GOAL
From the listing below, extract every line in which the word "this" appears.

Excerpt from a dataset
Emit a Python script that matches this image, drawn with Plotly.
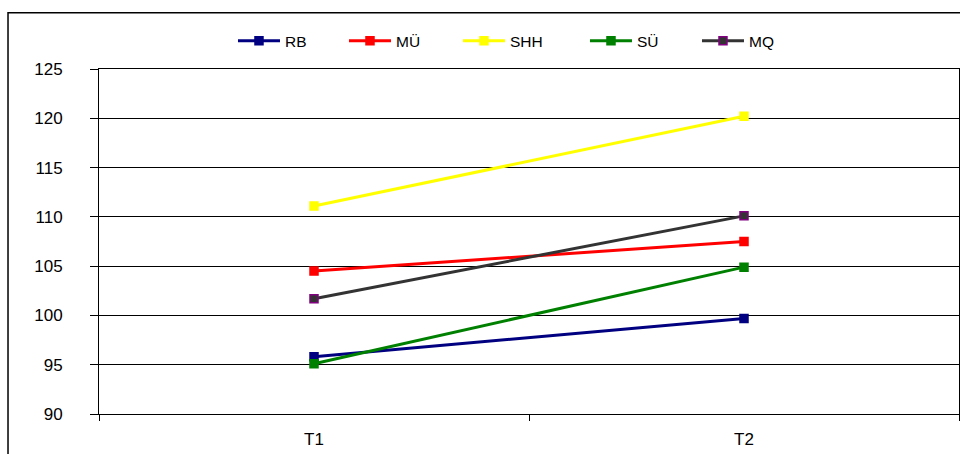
import plotly.graph_objects as go

categories = ["T1", "T2"]
series_names = ["RB", "MÜ", "SHH", "SÜ", "MQ"]
rb = [95.8, 99.7]
mu = [104.5, 107.5]
shh = [111.1, 120.2]
su = [95.1, 104.9]
mq = [101.7, 110.1]
y_ticks = [90, 95, 100, 105, 110, 115, 120, 125]

values = [rb, mu, shh, su, mq]
line_colors = ["#000080", "#FF0000", "#FFFF00", "#008000", "#333333"]
marker_colors = ["#000080", "#FF0000", "#FFFF00", "#008000", "#333333"]
marker_edges = ["#000080", "#FF0000", "#FFFF00", "#008000", "#800080"]
legend_widths = [54, 57, 70, 55, 55]

fig = go.Figure()
for name, vals, lc, mc, me, lw in zip(series_names, values, line_colors, marker_colors,
                                       marker_edges, legend_widths):
    fig.add_trace(go.Scatter(
        x=categories, y=vals, name=name, mode="lines+markers",
        line=dict(color=lc, width=3),
        marker=dict(symbol="square", size=8, color=mc, line=dict(color=me, width=1.5)),
        legendwidth=lw,
    ))

fig.update_layout(
    width=960, height=454,
    margin=dict(l=99, r=1, t=69, b=40),
    paper_bgcolor="white", plot_bgcolor="white",
    font=dict(family="Liberation Sans, Arial, sans-serif", size=17, color="black"),
    showlegend=True,
    legend=dict(orientation="h", x=0.1558, xanchor="left", y=1.081, yanchor="middle",
                font=dict(size=15.5), itemwidth=42, bgcolor="rgba(0,0,0,0)"),
    shapes=[dict(type="rect", xref="paper", yref="paper",
                 x0=-0.1058, x1=1.3, y0=-0.4, y1=1.163,
                 line=dict(color="black", width=1.5), fillcolor="rgba(0,0,0,0)", layer="below")],
)
fig.update_xaxes(
    type="category", range=[-0.5, 1.5], tickson="boundaries",
    ticks="outside", ticklen=6, tickcolor="black",
    showline=True, linecolor="black", linewidth=1, mirror=True,
    showgrid=False, ticklabelstandoff=10,
)
fig.update_yaxes(
    range=[90, 125], tickvals=y_ticks,
    ticks="outside", ticklen=8, tickcolor="black",
    showline=True, linecolor="black", linewidth=1, mirror=True,
    showgrid=True, gridcolor="black", gridwidth=1, zeroline=False,
    ticklabelstandoff=24,
)

fig.write_html("out.html", config={"displayModeBar": False},
               post_script="document.body.style.margin='0';document.body.style.overflow='hidden';")
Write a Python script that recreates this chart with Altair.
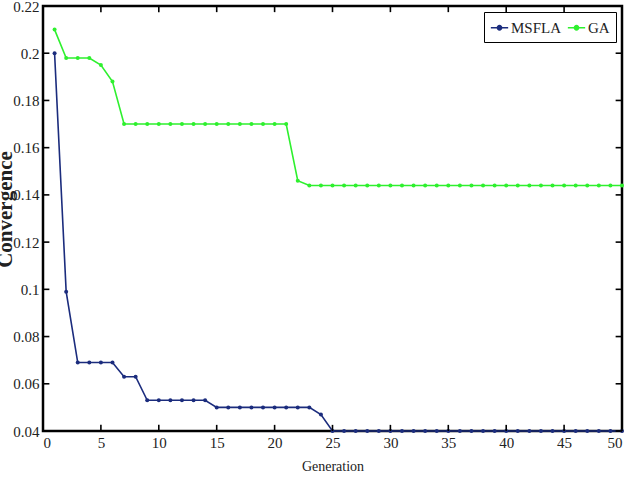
import altair as alt
import pandas as pd

generation = list(range(1, 51))
msfla = [0.200, 0.099, 0.069, 0.069, 0.069, 0.069, 0.063, 0.063, 0.053, 0.053,
         0.053, 0.053, 0.053, 0.053, 0.050, 0.050, 0.050, 0.050, 0.050, 0.050,
         0.050, 0.050, 0.050, 0.047] + [0.040] * 26
ga = [0.210, 0.198, 0.198, 0.198, 0.195, 0.188] + [0.170] * 15 + [0.146] + [0.144] * 28
series_names = ["MSFLA", "GA"]
series_colors = ["#1b2c7d", "#2ef02e"]
x_ticks = list(range(0, 51, 5))
y_ticks = [0.04, 0.06, 0.08, 0.10, 0.12, 0.14, 0.16, 0.18, 0.20, 0.22]

df = pd.DataFrame({
    "Generation": generation * 2,
    "Convergence": msfla + ga,
    "Series": ["MSFLA"] * 50 + ["GA"] * 50,
})
xt = pd.DataFrame({"xt": x_ticks})
yt = pd.DataFrame({"yt": y_ticks})

W, H = 579, 425
FONT = "Liberation Serif"
INK = "black"
XMIN, XMAX, YMIN, YMAX = 0, 50, 0.04, 0.22
XLEN = 0.55      # inward tick length in x units
YLEN = 0.0026    # inward tick length in y units

xscale = alt.Scale(domain=[XMIN, XMAX], nice=False, zero=False)
yscale = alt.Scale(domain=[YMIN, YMAX], nice=False, zero=False)
cscale = alt.Scale(domain=series_names, range=series_colors)

x_enc = alt.X("Generation:Q", scale=xscale,
              axis=alt.Axis(values=x_ticks, ticks=False, domain=False, grid=False,
                            labelFont=FONT, labelFontSize=15, labelColor="#222",
                            labelPadding=4, title="Generation", titleFont=FONT,
                            titleFontSize=14, titleFontWeight="normal",
                            titleColor="#222", titlePadding=9))
y_enc = alt.Y("Convergence:Q", scale=yscale,
              axis=alt.Axis(values=y_ticks, ticks=False, domain=False, grid=False,
                            labelFont=FONT, labelFontSize=15, labelColor="#222",
                            labelPadding=4, labelExpr="datum.value == 0.1 ? '0.1' : datum.value == 0.2 ? '0.2' : format(datum.value, '.2f')",
                            title="Convergence", titleFont=FONT, titleFontSize=21,
                            titleFontWeight="bold", titleColor="#222",
                            titleX=-28, titleY=203))

lines = alt.Chart(df).mark_line(strokeWidth=1.6).encode(
    x=x_enc, y=y_enc,
    color=alt.Color("Series:N", scale=cscale, sort=series_names,
                    legend=alt.Legend(title=None, orient="none", legendX=441, legendY=6,
                                      direction="horizontal", labelFont=FONT,
                                      labelFontSize=15, labelColor="#222",
                                      symbolType="M-1,0L1,0M-0.25,0A0.25,0.25,0,1,1,0.25,0A0.25,0.25,0,1,1,-0.25,0",
                                      symbolSize=300, symbolStrokeWidth=1.5,
                                      columnPadding=2, labelOffset=2,
                                      strokeColor="black", padding=6,
                                      fillColor="white")),
)
points = alt.Chart(df).mark_circle(size=16, opacity=1).encode(
    x="Generation:Q", y="Convergence:Q",
    color=alt.Color("Series:N", scale=cscale, legend=None),
)

tb = alt.Chart(xt).mark_rule(color=INK, strokeWidth=1.6).encode(
    x=alt.X("xt:Q", scale=xscale), y=alt.datum(YMIN), y2=alt.datum(YMIN + YLEN))
tt = alt.Chart(xt).mark_rule(color=INK, strokeWidth=1.6).encode(
    x=alt.X("xt:Q", scale=xscale), y=alt.datum(YMAX), y2=alt.datum(YMAX - YLEN))
tl = alt.Chart(yt).mark_rule(color=INK, strokeWidth=1.6).encode(
    y=alt.Y("yt:Q", scale=yscale), x=alt.datum(XMIN), x2=alt.datum(XMIN + XLEN))
tr = alt.Chart(yt).mark_rule(color=INK, strokeWidth=1.6).encode(
    y=alt.Y("yt:Q", scale=yscale), x=alt.datum(XMAX), x2=alt.datum(XMAX - XLEN))

chart = alt.layer(lines, points, tb, tt, tl, tr).properties(
    width=W, height=H,
    background="white",
    autosize=alt.AutoSizeParams(type="none"),
    padding={"left": 43, "top": 6, "right": 15, "bottom": 46},
).configure_view(stroke=INK, strokeWidth=2.5, fill="white")

chart.save("out.html", embed_options={"renderer": "svg", "actions": False})
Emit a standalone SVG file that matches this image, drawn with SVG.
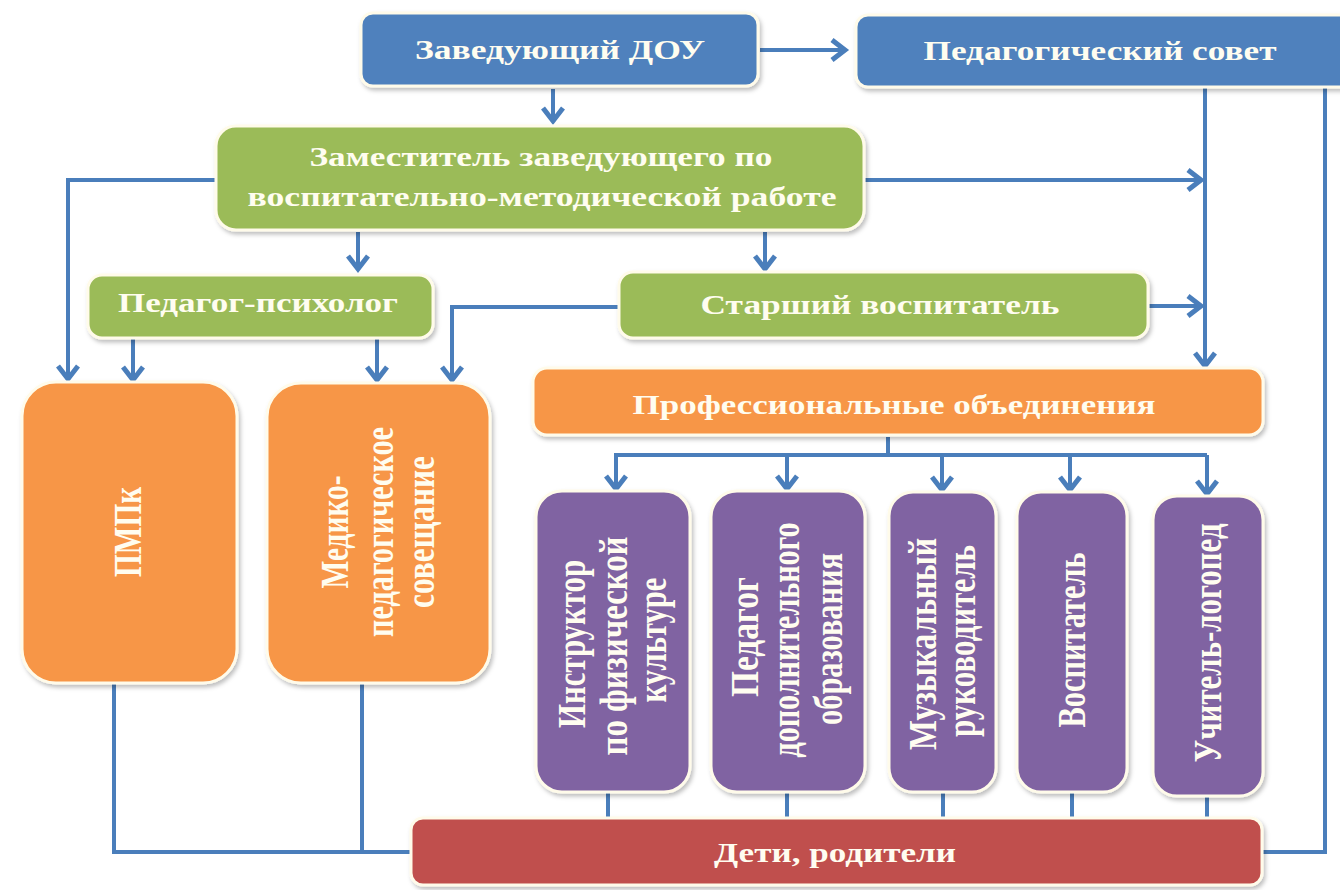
<svg xmlns="http://www.w3.org/2000/svg" width="1340" height="890" viewBox="0 0 1340 890">
<defs>
<filter id="sh" x="-10%" y="-10%" width="120%" height="130%">
<feDropShadow dx="2" dy="3" stdDeviation="2" flood-color="#000" flood-opacity="0.25"/>
</filter>
<marker id="ah" markerUnits="userSpaceOnUse" markerWidth="26" markerHeight="26" viewBox="0 0 26 26" refX="21" refY="13" orient="auto">
<path d="M8,3 L21,13 L8,23" fill="none" stroke="#4a7ebb" stroke-width="5"/>
</marker>
<style>
.box{stroke:#fffbea;stroke-width:3;filter:url(#sh)}
.blue{fill:#4f81bd}.green{fill:#9bbb59}.orange{fill:#f79646}.purple{fill:#8064a2}.red{fill:#c0504d}
.t{font-family:"Liberation Serif","Times New Roman",serif;font-weight:bold;fill:#fffdf0;text-anchor:middle}
.h{font-size:27px}
.v{font-size:30px;dominant-baseline:central}
.c{fill:none;stroke:#4a7ebb;stroke-width:4}
</style>
</defs>
<rect width="1340" height="890" fill="#ffffff"/>

<g id="connectors">
<path class="c" d="M760,50 H845" marker-end="url(#ah)"/>
<path class="c" d="M553,89 V121" marker-end="url(#ah)"/>
<path class="c" d="M216,180 H68 V379" marker-end="url(#ah)"/>
<path class="c" d="M864,180 H1201" marker-end="url(#ah)"/>
<path class="c" d="M1205,88 V366" marker-end="url(#ah)"/>
<path class="c" d="M1325,88 V852 H1263"/>
<path class="c" d="M358,232 V269" marker-end="url(#ah)"/>
<path class="c" d="M765,232 V269" marker-end="url(#ah)"/>
<path class="c" d="M619,307 H452 V380" marker-end="url(#ah)"/>
<path class="c" d="M1149,306 H1201" marker-end="url(#ah)"/>
<path class="c" d="M133,339 V380" marker-end="url(#ah)"/>
<path class="c" d="M377,339 V380" marker-end="url(#ah)"/>
<path class="c" d="M888,437 V455 M614,455 H1207"/>
<path class="c" d="M616,455 V489" marker-end="url(#ah)"/>
<path class="c" d="M787,455 V489" marker-end="url(#ah)"/>
<path class="c" d="M942,455 V490" marker-end="url(#ah)"/>
<path class="c" d="M1070,455 V490" marker-end="url(#ah)"/>
<path class="c" d="M1207,455 V494" marker-end="url(#ah)"/>
<path class="c" d="M608,793 V819 M787,793 V819 M943,793 V819 M1072,793 V819 M1207,797 V819"/>
<path class="c" d="M114,684 V852 H411"/>
<path class="c" d="M362,684 V852"/>
</g>

<g id="zaveduyushchiy">
<rect class="box blue" x="361" y="13" width="397" height="73" rx="12"/>
<text class="t h" x="560" y="59" textLength="290" lengthAdjust="spacingAndGlyphs">Заведующий ДОУ</text>
</g>
<g id="pedsovet">
<rect class="box blue" x="856" y="15" width="500" height="72" rx="12"/>
<text class="t h" x="1100" y="60" textLength="353" lengthAdjust="spacingAndGlyphs">Педагогический  совет</text>
</g>
<g id="zamestitel">
<rect class="box green" x="216" y="126" width="648" height="104" rx="20"/>
<text class="t h" x="541" y="166" textLength="463" lengthAdjust="spacingAndGlyphs">Заместитель заведующего по</text>
<text class="t h" x="542" y="206" textLength="589" lengthAdjust="spacingAndGlyphs">воспитательно-методической работе</text>
</g>
<g id="psiholog">
<rect class="box green" x="88" y="275" width="345" height="63" rx="14"/>
<text class="t h" x="258" y="312" textLength="280" lengthAdjust="spacingAndGlyphs">Педагог-психолог</text>
</g>
<g id="starshiy">
<rect class="box green" x="619" y="272" width="529" height="66" rx="14"/>
<text class="t h" x="880" y="314" textLength="359" lengthAdjust="spacingAndGlyphs">Старший воспитатель</text>
</g>
<g id="prof">
<rect class="box orange" x="533" y="368" width="730" height="67" rx="14"/>
<text class="t h" x="894" y="414" textLength="523" lengthAdjust="spacingAndGlyphs">Профессиональные объединения</text>
</g>
<g id="pmpk">
<rect class="box orange" x="22" y="382" width="215" height="301" rx="34"/>
<text class="t v" transform="translate(128,532) scale(1.3,1) rotate(-90)" textLength="90" lengthAdjust="spacingAndGlyphs">ПМПк</text>
</g>
<g id="mediko">
<rect class="box orange" x="267" y="383" width="223" height="300" rx="34"/>
<text class="t v" transform="translate(335,532) scale(1.3,1) rotate(-90)" textLength="113" lengthAdjust="spacingAndGlyphs">Медико-</text>
<text class="t v" transform="translate(380,532) scale(1.3,1) rotate(-90)" textLength="210" lengthAdjust="spacingAndGlyphs">педагогическое</text>
<text class="t v" transform="translate(421,532) scale(1.3,1) rotate(-90)" textLength="152" lengthAdjust="spacingAndGlyphs">совещание</text>
</g>
<g id="instruktor">
<rect class="box purple" x="536" y="491" width="154" height="301" rx="26"/>
<text class="t v" transform="translate(572,644) scale(1.3,1) rotate(-90)" textLength="168" lengthAdjust="spacingAndGlyphs">Инструктор</text>
<text class="t v" transform="translate(614,646) scale(1.3,1) rotate(-90)" textLength="219" lengthAdjust="spacingAndGlyphs">по физической</text>
<text class="t v" transform="translate(653,640) scale(1.3,1) rotate(-90)" textLength="125" lengthAdjust="spacingAndGlyphs">культуре</text>
</g>
<g id="pedagog-dop">
<rect class="box purple" x="711" y="491" width="154" height="301" rx="26"/>
<text class="t v" transform="translate(745,637) scale(1.3,1) rotate(-90)" textLength="120" lengthAdjust="spacingAndGlyphs">Педагог</text>
<text class="t v" transform="translate(786,640) scale(1.3,1) rotate(-90)" textLength="235" lengthAdjust="spacingAndGlyphs">дополнительного</text>
<text class="t v" transform="translate(829,639) scale(1.3,1) rotate(-90)" textLength="172" lengthAdjust="spacingAndGlyphs">образования</text>
</g>
<g id="muz">
<rect class="box purple" x="889" y="492" width="107" height="300" rx="24"/>
<text class="t v" transform="translate(923,644) scale(1.3,1) rotate(-90)" textLength="212" lengthAdjust="spacingAndGlyphs">Музыкальный</text>
<text class="t v" transform="translate(962,641) scale(1.3,1) rotate(-90)" textLength="192" lengthAdjust="spacingAndGlyphs">руководитель</text>
</g>
<g id="vospitatel">
<rect class="box purple" x="1017" y="492" width="110" height="300" rx="24"/>
<text class="t v" transform="translate(1072,640) scale(1.3,1) rotate(-90)" textLength="175" lengthAdjust="spacingAndGlyphs">Воспитатель</text>
</g>
<g id="logoped">
<rect class="box purple" x="1153" y="496" width="110" height="300" rx="24"/>
<text class="t v" transform="translate(1208,643) scale(1.3,1) rotate(-90)" textLength="239" lengthAdjust="spacingAndGlyphs">Учитель-логопед</text>
</g>
<g id="deti">
<rect class="box red" x="411" y="818" width="851" height="67" rx="12"/>
<text class="t h" x="835" y="862" textLength="242" lengthAdjust="spacingAndGlyphs">Дети, родители</text>
</g>
</svg>
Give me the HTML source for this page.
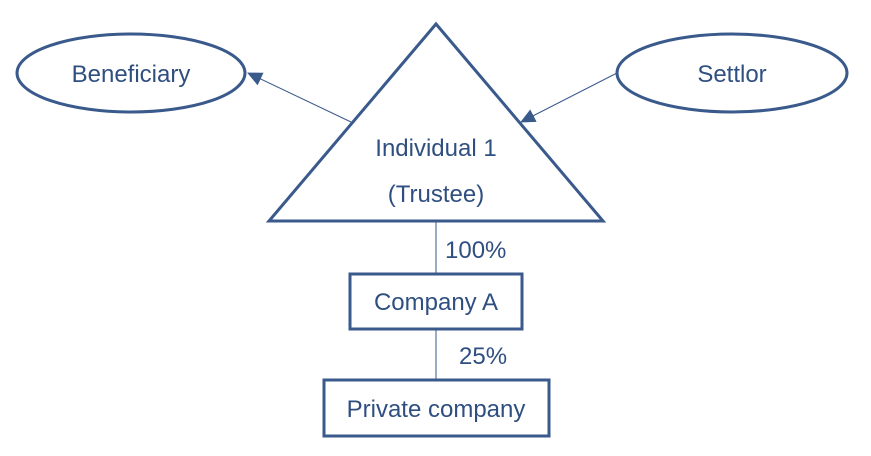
<!DOCTYPE html>
<html><head><meta charset="utf-8"><style>
html,body{margin:0;padding:0;background:#fff;}
svg{display:block;}
text{font-family:"Liberation Sans",sans-serif;fill:#2f4f80;font-size:24px;}
</style></head><body>
<svg width="871" height="456" viewBox="0 0 871 456" xmlns="http://www.w3.org/2000/svg">
<defs>
<marker id="ah" markerWidth="15" markerHeight="14" refX="14" refY="7" orient="auto" markerUnits="userSpaceOnUse">
<path d="M0,0 L15,7 L0,14 z" fill="#3a5a8c"/>
</marker>
</defs>
<g fill="none" stroke="#3a5a8c">
<ellipse cx="131" cy="73" rx="114" ry="39" stroke-width="3"/>
<ellipse cx="732" cy="73" rx="115" ry="39" stroke-width="3"/>
<polygon points="436,24 269,221 603,221" stroke-width="3"/>
<line x1="351" y1="122" x2="248" y2="73" stroke-width="1" marker-end="url(#ah)"/>
<line x1="617" y1="73" x2="521" y2="122" stroke-width="1" marker-end="url(#ah)"/>
<line x1="436" y1="222" x2="436" y2="273" stroke-width="1"/>
<line x1="436" y1="329" x2="436" y2="380" stroke-width="1"/>
<rect x="350" y="274" width="172" height="55" stroke-width="3"/>
<rect x="324" y="380" width="225" height="56" stroke-width="3"/>
</g>
<text x="131" y="82" text-anchor="middle">Beneficiary</text>
<text x="732" y="82" text-anchor="middle">Settlor</text>
<text x="436" y="156" text-anchor="middle">Individual 1</text>
<text x="436" y="202" text-anchor="middle">(Trustee)</text>
<text x="445" y="258">100%</text>
<text x="436" y="310" text-anchor="middle">Company A</text>
<text x="459" y="364">25%</text>
<text x="436" y="417" text-anchor="middle">Private company</text>
</svg>
</body></html>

EXERCISE ANSWER
Emit a Python script that matches this image, drawn with Plotly.
Write a Python script that recreates this chart with Altair.
Emit a standalone SVG file that matches this image, drawn with SVG.
Give me the HTML source for this page.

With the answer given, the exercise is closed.